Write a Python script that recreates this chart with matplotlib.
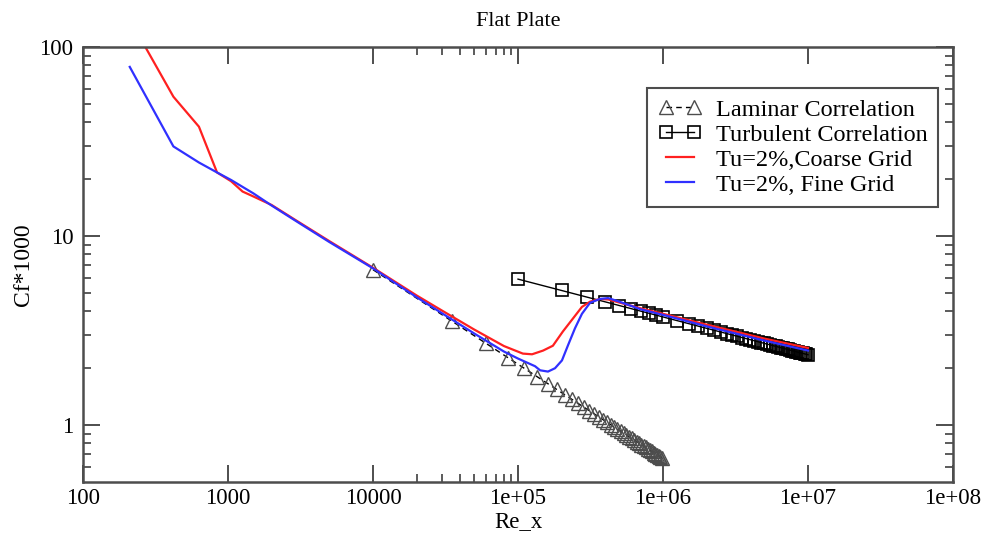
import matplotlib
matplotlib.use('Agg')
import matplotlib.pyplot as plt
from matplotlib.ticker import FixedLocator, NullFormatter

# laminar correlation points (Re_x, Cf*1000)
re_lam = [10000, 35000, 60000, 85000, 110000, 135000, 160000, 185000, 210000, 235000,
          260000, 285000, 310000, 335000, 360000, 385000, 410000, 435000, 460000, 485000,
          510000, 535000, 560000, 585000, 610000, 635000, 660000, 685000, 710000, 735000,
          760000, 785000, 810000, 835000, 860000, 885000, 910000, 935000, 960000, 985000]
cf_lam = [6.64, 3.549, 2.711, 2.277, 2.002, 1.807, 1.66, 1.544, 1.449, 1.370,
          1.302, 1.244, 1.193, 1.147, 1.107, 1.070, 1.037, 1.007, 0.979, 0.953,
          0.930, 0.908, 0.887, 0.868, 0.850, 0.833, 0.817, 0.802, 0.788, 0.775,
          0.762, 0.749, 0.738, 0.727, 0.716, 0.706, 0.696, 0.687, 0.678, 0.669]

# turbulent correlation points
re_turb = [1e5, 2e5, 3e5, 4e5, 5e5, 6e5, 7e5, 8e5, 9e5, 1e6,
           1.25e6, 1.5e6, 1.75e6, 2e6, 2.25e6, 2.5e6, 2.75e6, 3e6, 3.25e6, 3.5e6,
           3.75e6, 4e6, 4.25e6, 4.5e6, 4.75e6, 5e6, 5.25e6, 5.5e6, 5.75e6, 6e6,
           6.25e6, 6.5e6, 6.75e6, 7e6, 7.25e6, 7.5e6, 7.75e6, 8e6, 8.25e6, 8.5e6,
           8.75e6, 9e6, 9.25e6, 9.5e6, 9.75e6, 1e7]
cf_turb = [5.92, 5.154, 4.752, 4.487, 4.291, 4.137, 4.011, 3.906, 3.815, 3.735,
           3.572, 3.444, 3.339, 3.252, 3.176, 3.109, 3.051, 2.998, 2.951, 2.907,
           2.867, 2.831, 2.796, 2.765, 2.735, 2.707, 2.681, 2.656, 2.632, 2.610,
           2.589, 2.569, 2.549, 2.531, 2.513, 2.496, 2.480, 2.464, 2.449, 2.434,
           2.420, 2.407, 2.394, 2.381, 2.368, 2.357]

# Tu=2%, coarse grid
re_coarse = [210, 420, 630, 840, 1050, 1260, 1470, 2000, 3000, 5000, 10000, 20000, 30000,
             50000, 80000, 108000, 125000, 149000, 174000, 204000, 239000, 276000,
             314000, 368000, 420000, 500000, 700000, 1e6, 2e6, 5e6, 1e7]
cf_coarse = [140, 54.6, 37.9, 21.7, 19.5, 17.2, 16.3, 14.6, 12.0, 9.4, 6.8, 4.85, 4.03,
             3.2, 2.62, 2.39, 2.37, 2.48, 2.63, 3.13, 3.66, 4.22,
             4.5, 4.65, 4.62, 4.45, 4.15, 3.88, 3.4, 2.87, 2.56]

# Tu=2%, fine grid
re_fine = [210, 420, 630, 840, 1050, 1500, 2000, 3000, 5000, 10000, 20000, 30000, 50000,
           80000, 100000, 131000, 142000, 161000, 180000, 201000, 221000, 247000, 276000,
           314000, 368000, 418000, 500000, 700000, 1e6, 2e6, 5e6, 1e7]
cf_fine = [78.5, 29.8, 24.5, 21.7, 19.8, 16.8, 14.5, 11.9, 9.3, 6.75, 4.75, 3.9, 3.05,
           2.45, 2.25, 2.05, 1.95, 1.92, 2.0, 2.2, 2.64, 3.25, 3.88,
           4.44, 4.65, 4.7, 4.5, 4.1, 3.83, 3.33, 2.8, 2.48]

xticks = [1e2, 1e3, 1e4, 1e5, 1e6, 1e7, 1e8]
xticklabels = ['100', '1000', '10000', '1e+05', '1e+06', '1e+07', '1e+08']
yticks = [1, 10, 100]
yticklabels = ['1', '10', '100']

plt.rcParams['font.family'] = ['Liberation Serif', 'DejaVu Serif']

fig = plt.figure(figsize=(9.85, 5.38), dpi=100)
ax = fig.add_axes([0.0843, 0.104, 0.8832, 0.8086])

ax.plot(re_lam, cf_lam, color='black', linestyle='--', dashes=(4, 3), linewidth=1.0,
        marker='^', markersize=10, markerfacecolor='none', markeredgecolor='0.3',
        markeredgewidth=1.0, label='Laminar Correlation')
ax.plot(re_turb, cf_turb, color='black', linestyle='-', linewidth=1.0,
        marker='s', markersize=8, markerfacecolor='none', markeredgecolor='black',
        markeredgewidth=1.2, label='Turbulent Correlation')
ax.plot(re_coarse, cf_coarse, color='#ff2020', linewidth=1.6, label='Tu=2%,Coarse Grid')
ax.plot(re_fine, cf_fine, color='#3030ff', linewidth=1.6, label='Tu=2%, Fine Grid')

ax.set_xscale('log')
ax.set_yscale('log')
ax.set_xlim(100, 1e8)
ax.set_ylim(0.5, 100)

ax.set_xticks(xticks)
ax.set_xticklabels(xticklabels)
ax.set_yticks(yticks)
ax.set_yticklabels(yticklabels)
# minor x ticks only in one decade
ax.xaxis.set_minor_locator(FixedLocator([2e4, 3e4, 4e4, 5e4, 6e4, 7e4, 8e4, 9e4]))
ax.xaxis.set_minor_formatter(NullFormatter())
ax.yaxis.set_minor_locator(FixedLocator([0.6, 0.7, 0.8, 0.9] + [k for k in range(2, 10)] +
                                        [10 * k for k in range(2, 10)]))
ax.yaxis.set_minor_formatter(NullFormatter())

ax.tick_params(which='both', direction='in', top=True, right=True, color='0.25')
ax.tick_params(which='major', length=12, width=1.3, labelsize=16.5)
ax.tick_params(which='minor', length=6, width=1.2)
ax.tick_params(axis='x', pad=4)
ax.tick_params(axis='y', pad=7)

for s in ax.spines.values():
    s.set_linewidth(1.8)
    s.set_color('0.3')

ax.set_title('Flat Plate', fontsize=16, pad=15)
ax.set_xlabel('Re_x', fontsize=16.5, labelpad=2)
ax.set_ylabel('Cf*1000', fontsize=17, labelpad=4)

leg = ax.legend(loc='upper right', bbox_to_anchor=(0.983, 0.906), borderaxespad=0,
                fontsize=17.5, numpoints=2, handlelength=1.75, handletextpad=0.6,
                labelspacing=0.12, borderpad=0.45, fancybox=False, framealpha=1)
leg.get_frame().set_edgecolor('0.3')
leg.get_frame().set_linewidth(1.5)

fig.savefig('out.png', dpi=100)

---*---

STATED GOAL ▸ Go through the data above and transcribe it in full, omitting any image.

TASK RESPONSE ▸
Write a Python script that recreates this chart with matplotlib.
import matplotlib
matplotlib.use('Agg')
import matplotlib.pyplot as plt
from matplotlib.ticker import FixedLocator, NullFormatter

# laminar correlation points (Re_x, Cf*1000)
re_lam = [10000, 35000, 60000, 85000, 110000, 135000, 160000, 185000, 210000, 235000,
          260000, 285000, 310000, 335000, 360000, 385000, 410000, 435000, 460000, 485000,
          510000, 535000, 560000, 585000, 610000, 635000, 660000, 685000, 710000, 735000,
          760000, 785000, 810000, 835000, 860000, 885000, 910000, 935000, 960000, 985000]
cf_lam = [6.64, 3.549, 2.711, 2.277, 2.002, 1.807, 1.66, 1.544, 1.449, 1.370,
          1.302, 1.244, 1.193, 1.147, 1.107, 1.070, 1.037, 1.007, 0.979, 0.953,
          0.930, 0.908, 0.887, 0.868, 0.850, 0.833, 0.817, 0.802, 0.788, 0.775,
          0.762, 0.749, 0.738, 0.727, 0.716, 0.706, 0.696, 0.687, 0.678, 0.669]

# turbulent correlation points
re_turb = [1e5, 2e5, 3e5, 4e5, 5e5, 6e5, 7e5, 8e5, 9e5, 1e6,
           1.25e6, 1.5e6, 1.75e6, 2e6, 2.25e6, 2.5e6, 2.75e6, 3e6, 3.25e6, 3.5e6,
           3.75e6, 4e6, 4.25e6, 4.5e6, 4.75e6, 5e6, 5.25e6, 5.5e6, 5.75e6, 6e6,
           6.25e6, 6.5e6, 6.75e6, 7e6, 7.25e6, 7.5e6, 7.75e6, 8e6, 8.25e6, 8.5e6,
           8.75e6, 9e6, 9.25e6, 9.5e6, 9.75e6, 1e7]
cf_turb = [5.92, 5.154, 4.752, 4.487, 4.291, 4.137, 4.011, 3.906, 3.815, 3.735,
           3.572, 3.444, 3.339, 3.252, 3.176, 3.109, 3.051, 2.998, 2.951, 2.907,
           2.867, 2.831, 2.796, 2.765, 2.735, 2.707, 2.681, 2.656, 2.632, 2.610,
           2.589, 2.569, 2.549, 2.531, 2.513, 2.496, 2.480, 2.464, 2.449, 2.434,
           2.420, 2.407, 2.394, 2.381, 2.368, 2.357]

# Tu=2%, coarse grid
re_coarse = [210, 420, 630, 840, 1050, 1260, 1470, 2000, 3000, 5000, 10000, 20000, 30000,
             50000, 80000, 108000, 125000, 149000, 174000, 204000, 239000, 276000,
             314000, 368000, 420000, 500000, 700000, 1e6, 2e6, 5e6, 1e7]
cf_coarse = [140, 54.6, 37.9, 21.7, 19.5, 17.2, 16.3, 14.6, 12.0, 9.4, 6.8, 4.85, 4.03,
             3.2, 2.62, 2.39, 2.37, 2.48, 2.63, 3.13, 3.66, 4.22,
             4.5, 4.65, 4.62, 4.45, 4.15, 3.88, 3.4, 2.87, 2.56]

# Tu=2%, fine grid
re_fine = [210, 420, 630, 840, 1050, 1500, 2000, 3000, 5000, 10000, 20000, 30000, 50000,
           80000, 100000, 131000, 142000, 161000, 180000, 201000, 221000, 247000, 276000,
           314000, 368000, 418000, 500000, 700000, 1e6, 2e6, 5e6, 1e7]
cf_fine = [78.5, 29.8, 24.5, 21.7, 19.8, 16.8, 14.5, 11.9, 9.3, 6.75, 4.75, 3.9, 3.05,
           2.45, 2.25, 2.05, 1.95, 1.92, 2.0, 2.2, 2.64, 3.25, 3.88,
           4.44, 4.65, 4.7, 4.5, 4.1, 3.83, 3.33, 2.8, 2.48]

xticks = [1e2, 1e3, 1e4, 1e5, 1e6, 1e7, 1e8]
xticklabels = ['100', '1000', '10000', '1e+05', '1e+06', '1e+07', '1e+08']
yticks = [1, 10, 100]
yticklabels = ['1', '10', '100']

plt.rcParams['font.family'] = ['Liberation Serif', 'DejaVu Serif']

fig = plt.figure(figsize=(9.85, 5.38), dpi=100)
ax = fig.add_axes([0.0843, 0.104, 0.8832, 0.8086])

ax.plot(re_lam, cf_lam, color='black', linestyle='--', dashes=(4, 3), linewidth=1.0,
        marker='^', markersize=10, markerfacecolor='none', markeredgecolor='0.3',
        markeredgewidth=1.0, label='Laminar Correlation')
ax.plot(re_turb, cf_turb, color='black', linestyle='-', linewidth=1.0,
        marker='s', markersize=8, markerfacecolor='none', markeredgecolor='black',
        markeredgewidth=1.2, label='Turbulent Correlation')
ax.plot(re_coarse, cf_coarse, color='#ff2020', linewidth=1.6, label='Tu=2%,Coarse Grid')
ax.plot(re_fine, cf_fine, color='#3030ff', linewidth=1.6, label='Tu=2%, Fine Grid')

ax.set_xscale('log')
ax.set_yscale('log')
ax.set_xlim(100, 1e8)
ax.set_ylim(0.5, 100)

ax.set_xticks(xticks)
ax.set_xticklabels(xticklabels)
ax.set_yticks(yticks)
ax.set_yticklabels(yticklabels)
# minor x ticks only in one decade
ax.xaxis.set_minor_locator(FixedLocator([2e4, 3e4, 4e4, 5e4, 6e4, 7e4, 8e4, 9e4]))
ax.xaxis.set_minor_formatter(NullFormatter())
ax.yaxis.set_minor_locator(FixedLocator([0.6, 0.7, 0.8, 0.9] + [k for k in range(2, 10)] +
                                        [10 * k for k in range(2, 10)]))
ax.yaxis.set_minor_formatter(NullFormatter())

ax.tick_params(which='both', direction='in', top=True, right=True, color='0.25')
ax.tick_params(which='major', length=12, width=1.3, labelsize=16.5)
ax.tick_params(which='minor', length=6, width=1.2)
ax.tick_params(axis='x', pad=4)
ax.tick_params(axis='y', pad=7)

for s in ax.spines.values():
    s.set_linewidth(1.8)
    s.set_color('0.3')

ax.set_title('Flat Plate', fontsize=16, pad=15)
ax.set_xlabel('Re_x', fontsize=16.5, labelpad=2)
ax.set_ylabel('Cf*1000', fontsize=17, labelpad=4)

leg = ax.legend(loc='upper right', bbox_to_anchor=(0.983, 0.906), borderaxespad=0,
                fontsize=17.5, numpoints=2, handlelength=1.75, handletextpad=0.6,
                labelspacing=0.12, borderpad=0.45, fancybox=False, framealpha=1)
leg.get_frame().set_edgecolor('0.3')
leg.get_frame().set_linewidth(1.5)

fig.savefig('out.png', dpi=100)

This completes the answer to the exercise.